---------- GIVEN DATA ----------

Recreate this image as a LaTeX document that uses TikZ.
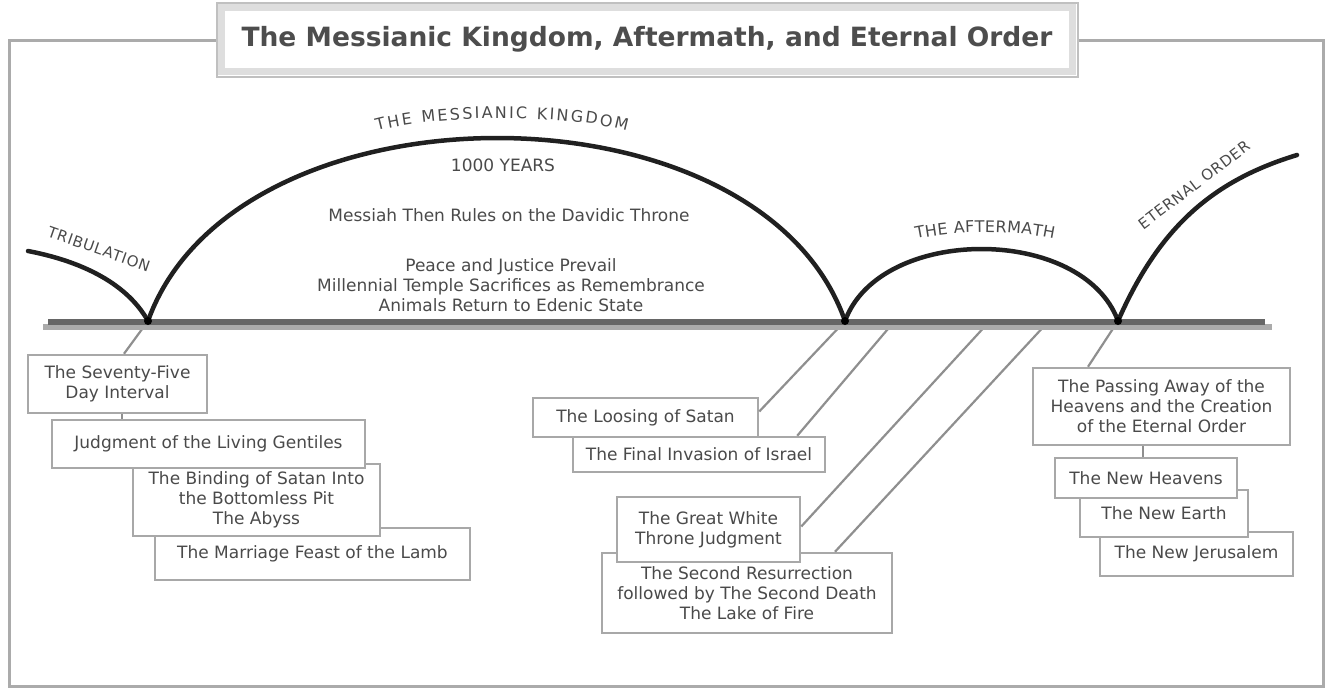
\documentclass[tikz,border=0pt]{standalone}
\usepackage{fontspec}
\setmainfont{DejaVu Sans}
\usetikzlibrary{calc,decorations.text}
\definecolor{framegray}{HTML}{ABABAB}
\definecolor{boxgray}{HTML}{A8A8A8}
\definecolor{txtgray}{HTML}{4A4A4A}
\definecolor{ttlgray}{HTML}{4D4D4D}
\definecolor{linkgray}{HTML}{8F8F8F}
\definecolor{arcblack}{HTML}{202020}
\definecolor{tldark}{HTML}{666666}
\definecolor{tllight}{HTML}{ABABAB}
\definecolor{bandgray}{HTML}{DEDEDE}
\definecolor{edgegray}{HTML}{C0C0C0}
\newcommand\bxfont{\fontsize{17}{20}\selectfont}
\newcommand\capfont{\fontsize{16}{16}\selectfont}
\newcommand\smcapfont{\fontsize{15}{15}\selectfont\addfontfeature{LetterSpace=5}}
\newcommand\ttlfont{\fontsize{26.5}{30}\selectfont\bfseries}
\begin{document}
\begin{tikzpicture}[x=1pt,y=-1pt,
 frame/.style={draw=framegray,line width=3pt},
 box/.style={draw=boxgray,line width=2.5pt,fill=white,align=center,font=\bxfont,text=txtgray,inner sep=0pt},
 lbl/.style={align=center,font=\bxfont,text=txtgray,inner sep=0pt},
 tilt/.style={font=\smcapfont,text=txtgray,inner sep=0pt},
 link/.style={draw=linkgray,line width=2.2pt},
 arcline/.style={draw=arcblack,line width=4.5pt,line cap=round},
 curvelbl/.style={decorate,decoration={text along path,text align={fit to path},text color=txtgray}}
]
\useasboundingbox (0,0) rectangle (1330,691);
\draw[frame] (9,40) rectangle (1323,686);
% title
\draw[draw=edgegray,line width=2pt,fill=white] (216.5,2.5) rectangle (1077.5,76.5);
\node[draw=bandgray,line width=7pt,fill=white,minimum width=851pt,minimum height=64pt,inner sep=0pt,font=\ttlfont,text=ttlgray] (title) at (647,39.5) {The Messianic Kingdom, Aftermath, and Eternal Order};

% coordinates
\coordinate (J1) at (148,321);
\coordinate (J2) at (845,321);
\coordinate (J3) at (1118,321);
\coordinate (T2) at (893,323);
\coordinate (T3) at (988,323);
\coordinate (T4) at (1047,323);
\coordinate (L0) at (28,251);
\coordinate (E0) at (1297,155);
\coordinate (TLa) at (43,327);
\coordinate (TLb) at (1272,327);
\coordinate (TDa) at (48,321.5);
\coordinate (TDb) at (1265,321.5);

% boxes (back to front)
\node[box,minimum width=315pt,minimum height=52pt] (B4) at (312.5,554) {The Marriage Feast of the Lamb};
\node[box,minimum width=247pt,minimum height=72pt] (B3) at (256.5,500) {The Binding of Satan Into\\the Bottomless Pit\\The Abyss};
\node[box,minimum width=313pt,minimum height=48pt] (B2) at (208.5,444) {Judgment of the Living Gentiles};
\node[box,minimum width=179pt,minimum height=58pt] (B1) at (117.5,384) {The Seventy-Five\\Day Interval};

\node[box,minimum width=225pt,minimum height=39pt] (M1) at (645.5,417.5) {The Loosing of Satan};
\node[box,minimum width=252pt,minimum height=35pt] (M2) at (699,454.5) {The Final Invasion of Israel};
\node[box,minimum width=290pt,minimum height=80pt] (M4) at (747,593) {The Second Resurrection\\followed by The Second Death\\The Lake of Fire};
\node[box,minimum width=183pt,minimum height=65pt] (M3) at (708.5,529.5) {The Great White\\Throne Judgment};

\node[box,minimum width=193pt,minimum height=44pt] (R4) at (1196.5,554) {The New Jerusalem};
\node[box,minimum width=168pt,minimum height=47pt] (R3) at (1164,513.5) {The New Earth};
\node[box,minimum width=182pt,minimum height=40pt] (R2) at (1146,478) {The New Heavens};
\node[box,minimum width=257pt,minimum height=77pt] (R1) at (1161.5,406.5) {The Passing Away of the\\Heavens and the Creation\\of the Eternal Order};

% connectors
\coordinate (b1a) at ($(B1.north)+(6.5,0)$);
\draw[link] (J1) -- (b1a);
\coordinate (b1b) at ($(B1.south)+(4.5,0)$);
\draw[link] (b1b) -- (b1b |- B2.north);
\draw[link] (J2) -- ($(M1.east)+(0,-6)$);
\draw[link] (T2) -- ($(M2.north east)+(-29,0)$);
\draw[link] (T3) -- ($(M3.east)+(0,-3)$);
\draw[link] (T4) -- ($(M4.north)+(88,0)$);
\draw[link] (J3) -- ($(R1.north)+(-73.5,0)$);
\coordinate (r1b) at ($(R1.south)+(-18.5,0)$);
\draw[link] (r1b) -- (r1b |- R2.north);

% timeline
\draw[draw=tllight,line width=6pt] (TLa) -- (TLb);
\draw[draw=tldark,line width=6pt] (TDa) -- (TDb);

% arcs
\draw[arcline] (L0) .. controls (75,260) and (125,280) .. (J1);
\draw[arcline] (J1) .. controls (235,77) and (760,77) .. (J2);
\draw[arcline] (J2) .. controls (880,225) and (1083,225) .. (J3);
\draw[arcline] (J3) .. controls (1160,225) and (1215,180) .. (E0);
\fill[black] (J1) circle (4);
\fill[black] (J2) circle (4);
\fill[black] (J3) circle (4);

% labels
\path[curvelbl,decoration={text={|\capfont|THE MESSIANIC KINGDOM}}] (377,131) .. controls (440,114) and (565,114) .. (627,131);
\path[curvelbl,decoration={text={|\capfont|THE AFTERMATH}}] (916,239) .. controls (960,230) and (1010,230) .. (1054,239);
\node[tilt,rotate=-19.3] (trib) at (99,249) {TRIBULATION};
\node[tilt,rotate=37] (eter) at (1194,185) {ETERNAL ORDER};
\node[lbl] (yrs) at (503,165) {1000 YEARS};
\node[lbl] (rule) at (509,215) {Messiah Then Rules on the Davidic Throne};
\node[lbl] (peace) at (511,285) {Peace and Justice Prevail\\Millennial Temple Sacrifices as Remembrance\\Animals Return to Edenic State};
\end{tikzpicture}
\end{document}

----------

PROMPT
Retype each line of the listing above word for word. Exclude the pictures.

SOLUTION BELOW
Recreate this image as a LaTeX document that uses TikZ.
\documentclass[tikz,border=0pt]{standalone}
\usepackage{fontspec}
\setmainfont{DejaVu Sans}
\usetikzlibrary{calc,decorations.text}
\definecolor{framegray}{HTML}{ABABAB}
\definecolor{boxgray}{HTML}{A8A8A8}
\definecolor{txtgray}{HTML}{4A4A4A}
\definecolor{ttlgray}{HTML}{4D4D4D}
\definecolor{linkgray}{HTML}{8F8F8F}
\definecolor{arcblack}{HTML}{202020}
\definecolor{tldark}{HTML}{666666}
\definecolor{tllight}{HTML}{ABABAB}
\definecolor{bandgray}{HTML}{DEDEDE}
\definecolor{edgegray}{HTML}{C0C0C0}
\newcommand\bxfont{\fontsize{17}{20}\selectfont}
\newcommand\capfont{\fontsize{16}{16}\selectfont}
\newcommand\smcapfont{\fontsize{15}{15}\selectfont\addfontfeature{LetterSpace=5}}
\newcommand\ttlfont{\fontsize{26.5}{30}\selectfont\bfseries}
\begin{document}
\begin{tikzpicture}[x=1pt,y=-1pt,
 frame/.style={draw=framegray,line width=3pt},
 box/.style={draw=boxgray,line width=2.5pt,fill=white,align=center,font=\bxfont,text=txtgray,inner sep=0pt},
 lbl/.style={align=center,font=\bxfont,text=txtgray,inner sep=0pt},
 tilt/.style={font=\smcapfont,text=txtgray,inner sep=0pt},
 link/.style={draw=linkgray,line width=2.2pt},
 arcline/.style={draw=arcblack,line width=4.5pt,line cap=round},
 curvelbl/.style={decorate,decoration={text along path,text align={fit to path},text color=txtgray}}
]
\useasboundingbox (0,0) rectangle (1330,691);
\draw[frame] (9,40) rectangle (1323,686);
% title
\draw[draw=edgegray,line width=2pt,fill=white] (216.5,2.5) rectangle (1077.5,76.5);
\node[draw=bandgray,line width=7pt,fill=white,minimum width=851pt,minimum height=64pt,inner sep=0pt,font=\ttlfont,text=ttlgray] (title) at (647,39.5) {The Messianic Kingdom, Aftermath, and Eternal Order};

% coordinates
\coordinate (J1) at (148,321);
\coordinate (J2) at (845,321);
\coordinate (J3) at (1118,321);
\coordinate (T2) at (893,323);
\coordinate (T3) at (988,323);
\coordinate (T4) at (1047,323);
\coordinate (L0) at (28,251);
\coordinate (E0) at (1297,155);
\coordinate (TLa) at (43,327);
\coordinate (TLb) at (1272,327);
\coordinate (TDa) at (48,321.5);
\coordinate (TDb) at (1265,321.5);

% boxes (back to front)
\node[box,minimum width=315pt,minimum height=52pt] (B4) at (312.5,554) {The Marriage Feast of the Lamb};
\node[box,minimum width=247pt,minimum height=72pt] (B3) at (256.5,500) {The Binding of Satan Into\\the Bottomless Pit\\The Abyss};
\node[box,minimum width=313pt,minimum height=48pt] (B2) at (208.5,444) {Judgment of the Living Gentiles};
\node[box,minimum width=179pt,minimum height=58pt] (B1) at (117.5,384) {The Seventy-Five\\Day Interval};

\node[box,minimum width=225pt,minimum height=39pt] (M1) at (645.5,417.5) {The Loosing of Satan};
\node[box,minimum width=252pt,minimum height=35pt] (M2) at (699,454.5) {The Final Invasion of Israel};
\node[box,minimum width=290pt,minimum height=80pt] (M4) at (747,593) {The Second Resurrection\\followed by The Second Death\\The Lake of Fire};
\node[box,minimum width=183pt,minimum height=65pt] (M3) at (708.5,529.5) {The Great White\\Throne Judgment};

\node[box,minimum width=193pt,minimum height=44pt] (R4) at (1196.5,554) {The New Jerusalem};
\node[box,minimum width=168pt,minimum height=47pt] (R3) at (1164,513.5) {The New Earth};
\node[box,minimum width=182pt,minimum height=40pt] (R2) at (1146,478) {The New Heavens};
\node[box,minimum width=257pt,minimum height=77pt] (R1) at (1161.5,406.5) {The Passing Away of the\\Heavens and the Creation\\of the Eternal Order};

% connectors
\coordinate (b1a) at ($(B1.north)+(6.5,0)$);
\draw[link] (J1) -- (b1a);
\coordinate (b1b) at ($(B1.south)+(4.5,0)$);
\draw[link] (b1b) -- (b1b |- B2.north);
\draw[link] (J2) -- ($(M1.east)+(0,-6)$);
\draw[link] (T2) -- ($(M2.north east)+(-29,0)$);
\draw[link] (T3) -- ($(M3.east)+(0,-3)$);
\draw[link] (T4) -- ($(M4.north)+(88,0)$);
\draw[link] (J3) -- ($(R1.north)+(-73.5,0)$);
\coordinate (r1b) at ($(R1.south)+(-18.5,0)$);
\draw[link] (r1b) -- (r1b |- R2.north);

% timeline
\draw[draw=tllight,line width=6pt] (TLa) -- (TLb);
\draw[draw=tldark,line width=6pt] (TDa) -- (TDb);

% arcs
\draw[arcline] (L0) .. controls (75,260) and (125,280) .. (J1);
\draw[arcline] (J1) .. controls (235,77) and (760,77) .. (J2);
\draw[arcline] (J2) .. controls (880,225) and (1083,225) .. (J3);
\draw[arcline] (J3) .. controls (1160,225) and (1215,180) .. (E0);
\fill[black] (J1) circle (4);
\fill[black] (J2) circle (4);
\fill[black] (J3) circle (4);

% labels
\path[curvelbl,decoration={text={|\capfont|THE MESSIANIC KINGDOM}}] (377,131) .. controls (440,114) and (565,114) .. (627,131);
\path[curvelbl,decoration={text={|\capfont|THE AFTERMATH}}] (916,239) .. controls (960,230) and (1010,230) .. (1054,239);
\node[tilt,rotate=-19.3] (trib) at (99,249) {TRIBULATION};
\node[tilt,rotate=37] (eter) at (1194,185) {ETERNAL ORDER};
\node[lbl] (yrs) at (503,165) {1000 YEARS};
\node[lbl] (rule) at (509,215) {Messiah Then Rules on the Davidic Throne};
\node[lbl] (peace) at (511,285) {Peace and Justice Prevail\\Millennial Temple Sacrifices as Remembrance\\Animals Return to Edenic State};
\end{tikzpicture}
\end{document}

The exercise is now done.